Who was Jesus Christ, and why is December 25 a major holiday celebrated across all geographic, political, and religious boundaries? Interestingly, while Jesus is associated primarily with Christianity in the Western world, other religions also recognize him as a significant figure. Explore this fascinating, mysterious, and sometimes controversial man’s life as we honor him on his birthday.
Key Moments in Jesus' Life
c. 29 AD
The Last Supper, Crucifixion, and Resurrection
When Jesus realized he would be arrested and almost certainly executed, he gathered his disciples for a last supper, gave his friends and followers his final words of faith, and told them that he knew one of them betrayed him. He went into the Garden of Gethsemane to pray, where he was taken into custody. The next day, after being mocked, interrogated, and tortured, he was put to death, along with two thieves. Three days after his burial, his tomb was found empty. This Resurrection would become the most important celebration in the Christian faith, known as Easter in the Western world.
c. 28 AD
Jesus arrived in Jerusalem
Not long after the transfiguration, Jesus traveled to Jerusalem, riding into the city on a donkey during the week before Passover. Despite this humble arrival, crowds gathered, waving palm branches and heralding him as the Son of God. Once again, the powerful political figures, priests, and Pharisees felt threatened and began plans to stop Jesus.
c. 27 AD
The transfiguration of Jesus
After about two years of traveling, preaching, performing miracles, and teaching with parables, Jesus took three of his disciples to a high mountain to pray. Jesus' face began shining, then his entire body glowed with a white light. The prophets Elijah and Moses appeared in a vision, and Jesus talked to them. Then a bright cloud formed around them, and a voice was heard from the cloud saying, "This is my beloved son, with whom I am well pleased; listen to him." This event, which became known as The Transfiguration, has deep significance in Christian beliefs, supporting the identity of Jesus as the Son of God.
c. 26 AD
Jesus was baptized and began his ministry
When Jesus was 30 years old, he met John the Baptist, who declared Jesus to be the Son of God and baptized him. After his baptism, Jesus went into the desert for 40 days and nights of fasting and meditation — resisting three temptations by Satan during this time. He then returned to Galilee and began preaching, acquiring his first disciples.
c. 4 AD
Jesus' birth and the Passover
Jesus was born in Nazareth, in the Galilee region of Israel, during the reign of Herod the Great. Herod tried to kill Jesus by ordering all of Bethlehem’s male children under age two to be killed. (Since this event, Passover has been observed as a celebration of all the homes mysteriously marked as having no small sons, and thus "passed over" by the executioners.) But Joseph was warned by an angel and took Mary and the child to Egypt until Herod’s death, after which he brought his family back and settled in Nazareth. Nazareth is now the capital and largest city in the Northern District of Israel.
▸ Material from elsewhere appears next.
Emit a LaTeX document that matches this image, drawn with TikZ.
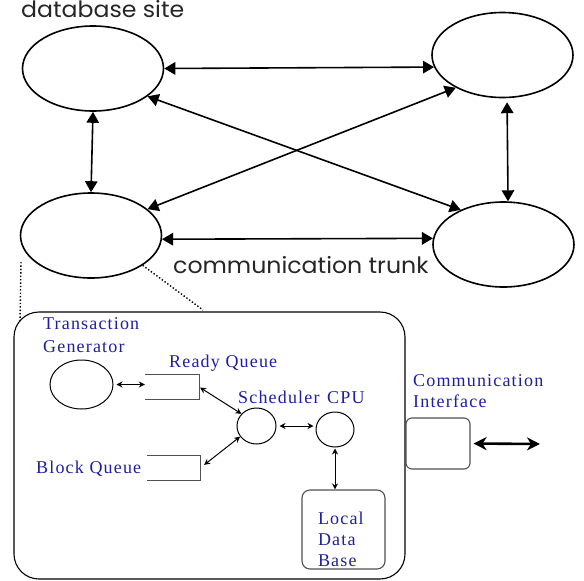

How to Celebrate Jesus' Birthday
1. Celebrate as a religious observance
Christians honor Jesus on Christmas Day with a wide variety of customs; most include reenactments of the Nativity scene depicting Jesus' humble birth. Religious music is a major feature of the Christmas season, from simple caroling to glorious performances of Handel's "Messiah" oratorio. Attending a candlelit midnight church service on Christmas Eve is also an annual tradition for many Christian families.
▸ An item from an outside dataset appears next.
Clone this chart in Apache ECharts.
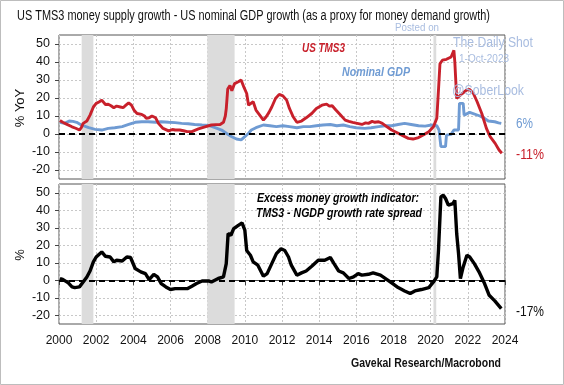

2. Celebrate as a winter nature and music festival
The Christmas tree, mistletoe, and other plants associated with the holiday originated in pagan rituals — which blended into the religious observance because December 25th coincides with the winter solstice. Christmas lights are the modern version of candles. There's also an ever-increasing variety of Christmas songs ranging from jazz to rap.
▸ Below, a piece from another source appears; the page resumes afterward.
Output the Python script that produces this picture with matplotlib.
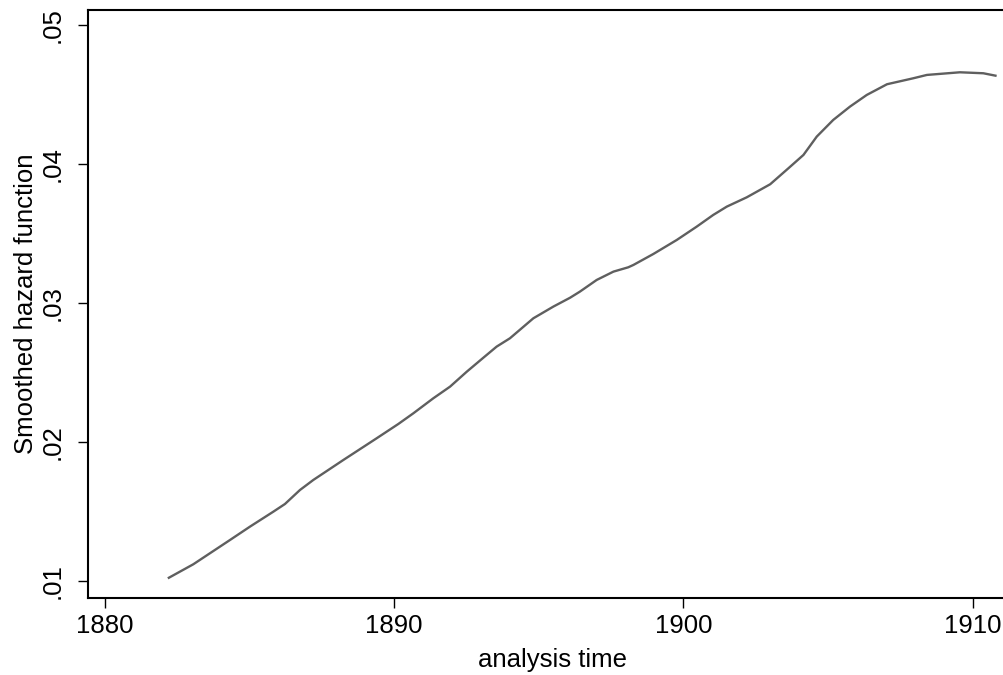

3. Celebrate as an occasion for joyful giving
Exchanging presents has become a major part of Christmas. This year, perhaps we could consider simplifying gift-giving by thinking about how we can give something of ourselves. This could be nothing more than home-baked gluten-free treats for a friend with food allergies, finding a book your partner has been wanting, or just writing a heartfelt note of appreciation to a family member. Starting from a full and grateful heart, rather than from obligation or pressure, is the key to joyful giving.
3 Little-known Facts About Jesus Christ
1. Christ is not Jesus' last name
The name "Christ" actually refers to a title or office, rather than a given name, translated from the Hebrew word for "anointed," and transliterated into English as "Messiah."
2. Jesus was part of a big family
Jesus had several siblings, including brothers James, Joses (or Joseph), Judas, Simon, and at least 3 sisters, whose names have not been recorded.
3. Some non-Christian religions also recognize Jesus
For example, in Islam, Jesus (commonly transliterated as Isa) is considered one of God's important prophets, a bringer of scriptures, and the Messiah. However, Islam does not consider him the Son of God, as Christians do.